- **What needs to be done**
Write out the entire listing below exactly as it appears, minus any pictures.

- **Data section**
-- start --

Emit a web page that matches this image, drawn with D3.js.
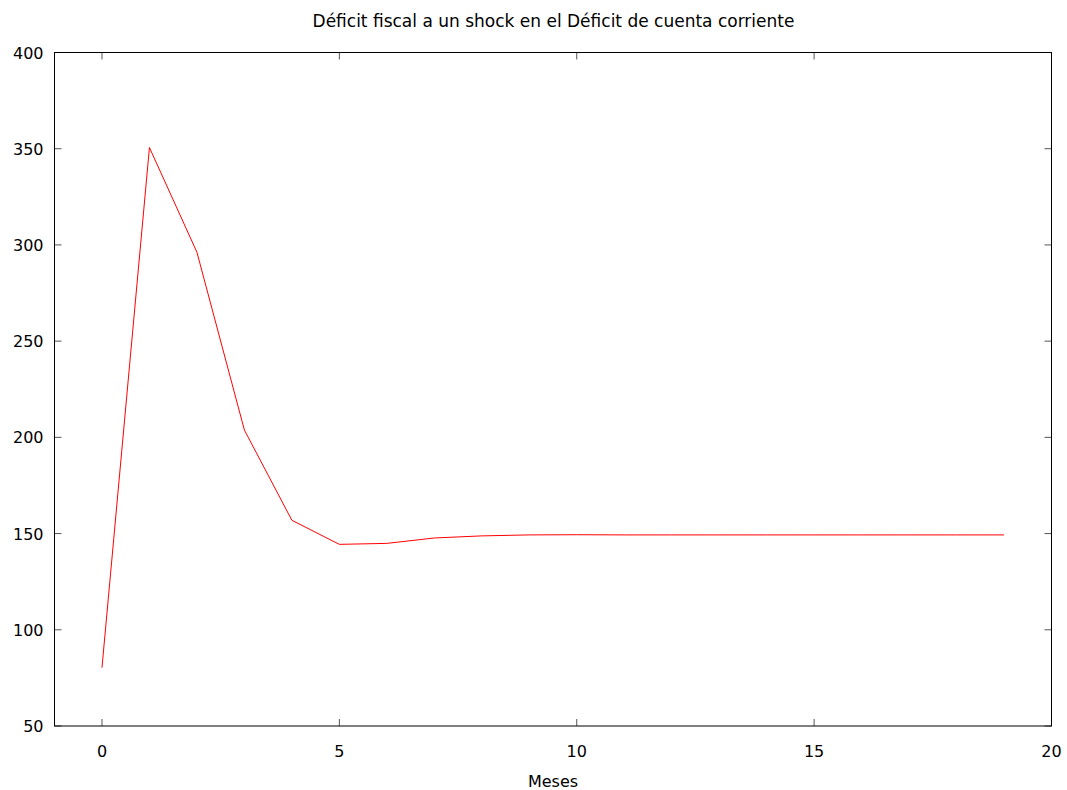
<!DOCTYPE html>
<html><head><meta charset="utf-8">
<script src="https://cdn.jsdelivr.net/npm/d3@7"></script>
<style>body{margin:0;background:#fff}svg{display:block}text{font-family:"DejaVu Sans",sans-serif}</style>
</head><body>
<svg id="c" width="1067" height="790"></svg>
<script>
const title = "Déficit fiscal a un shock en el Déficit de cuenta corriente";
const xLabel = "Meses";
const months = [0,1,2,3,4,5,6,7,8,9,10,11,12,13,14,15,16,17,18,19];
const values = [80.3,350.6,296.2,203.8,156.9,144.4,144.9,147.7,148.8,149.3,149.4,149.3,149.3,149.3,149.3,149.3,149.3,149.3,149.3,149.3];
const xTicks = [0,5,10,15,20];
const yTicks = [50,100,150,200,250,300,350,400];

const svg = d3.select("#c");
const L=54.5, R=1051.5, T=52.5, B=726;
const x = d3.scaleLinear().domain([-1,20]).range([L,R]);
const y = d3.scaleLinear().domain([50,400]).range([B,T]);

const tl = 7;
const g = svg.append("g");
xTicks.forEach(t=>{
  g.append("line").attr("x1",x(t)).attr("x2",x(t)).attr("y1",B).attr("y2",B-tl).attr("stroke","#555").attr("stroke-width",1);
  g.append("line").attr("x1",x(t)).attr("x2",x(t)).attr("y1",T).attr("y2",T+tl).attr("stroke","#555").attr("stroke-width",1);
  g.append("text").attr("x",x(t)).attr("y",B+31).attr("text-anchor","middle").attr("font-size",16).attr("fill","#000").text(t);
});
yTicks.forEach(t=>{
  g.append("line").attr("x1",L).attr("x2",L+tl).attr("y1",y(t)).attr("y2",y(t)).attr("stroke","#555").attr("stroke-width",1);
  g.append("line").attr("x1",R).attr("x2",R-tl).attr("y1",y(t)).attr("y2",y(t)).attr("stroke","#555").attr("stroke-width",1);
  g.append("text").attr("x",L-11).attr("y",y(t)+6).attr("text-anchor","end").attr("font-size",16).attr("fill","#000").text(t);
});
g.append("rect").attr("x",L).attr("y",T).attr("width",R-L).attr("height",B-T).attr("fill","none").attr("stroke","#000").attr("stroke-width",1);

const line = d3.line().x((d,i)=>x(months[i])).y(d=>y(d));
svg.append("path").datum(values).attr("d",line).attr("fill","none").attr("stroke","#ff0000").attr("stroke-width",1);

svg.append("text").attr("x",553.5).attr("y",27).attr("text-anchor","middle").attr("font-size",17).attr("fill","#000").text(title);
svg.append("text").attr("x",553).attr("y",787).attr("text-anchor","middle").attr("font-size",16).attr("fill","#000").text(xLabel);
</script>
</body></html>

-- end --

- **Answer to the exercise**
Emit a web page that matches this image, drawn with D3.js.
<!DOCTYPE html>
<html><head><meta charset="utf-8">
<script src="https://cdn.jsdelivr.net/npm/d3@7"></script>
<style>body{margin:0;background:#fff}svg{display:block}text{font-family:"DejaVu Sans",sans-serif}</style>
</head><body>
<svg id="c" width="1067" height="790"></svg>
<script>
const title = "Déficit fiscal a un shock en el Déficit de cuenta corriente";
const xLabel = "Meses";
const months = [0,1,2,3,4,5,6,7,8,9,10,11,12,13,14,15,16,17,18,19];
const values = [80.3,350.6,296.2,203.8,156.9,144.4,144.9,147.7,148.8,149.3,149.4,149.3,149.3,149.3,149.3,149.3,149.3,149.3,149.3,149.3];
const xTicks = [0,5,10,15,20];
const yTicks = [50,100,150,200,250,300,350,400];

const svg = d3.select("#c");
const L=54.5, R=1051.5, T=52.5, B=726;
const x = d3.scaleLinear().domain([-1,20]).range([L,R]);
const y = d3.scaleLinear().domain([50,400]).range([B,T]);

const tl = 7;
const g = svg.append("g");
xTicks.forEach(t=>{
  g.append("line").attr("x1",x(t)).attr("x2",x(t)).attr("y1",B).attr("y2",B-tl).attr("stroke","#555").attr("stroke-width",1);
  g.append("line").attr("x1",x(t)).attr("x2",x(t)).attr("y1",T).attr("y2",T+tl).attr("stroke","#555").attr("stroke-width",1);
  g.append("text").attr("x",x(t)).attr("y",B+31).attr("text-anchor","middle").attr("font-size",16).attr("fill","#000").text(t);
});
yTicks.forEach(t=>{
  g.append("line").attr("x1",L).attr("x2",L+tl).attr("y1",y(t)).attr("y2",y(t)).attr("stroke","#555").attr("stroke-width",1);
  g.append("line").attr("x1",R).attr("x2",R-tl).attr("y1",y(t)).attr("y2",y(t)).attr("stroke","#555").attr("stroke-width",1);
  g.append("text").attr("x",L-11).attr("y",y(t)+6).attr("text-anchor","end").attr("font-size",16).attr("fill","#000").text(t);
});
g.append("rect").attr("x",L).attr("y",T).attr("width",R-L).attr("height",B-T).attr("fill","none").attr("stroke","#000").attr("stroke-width",1);

const line = d3.line().x((d,i)=>x(months[i])).y(d=>y(d));
svg.append("path").datum(values).attr("d",line).attr("fill","none").attr("stroke","#ff0000").attr("stroke-width",1);

svg.append("text").attr("x",553.5).attr("y",27).attr("text-anchor","middle").attr("font-size",17).attr("fill","#000").text(title);
svg.append("text").attr("x",553).attr("y",787).attr("text-anchor","middle").attr("font-size",16).attr("fill","#000").text(xLabel);
</script>
</body></html>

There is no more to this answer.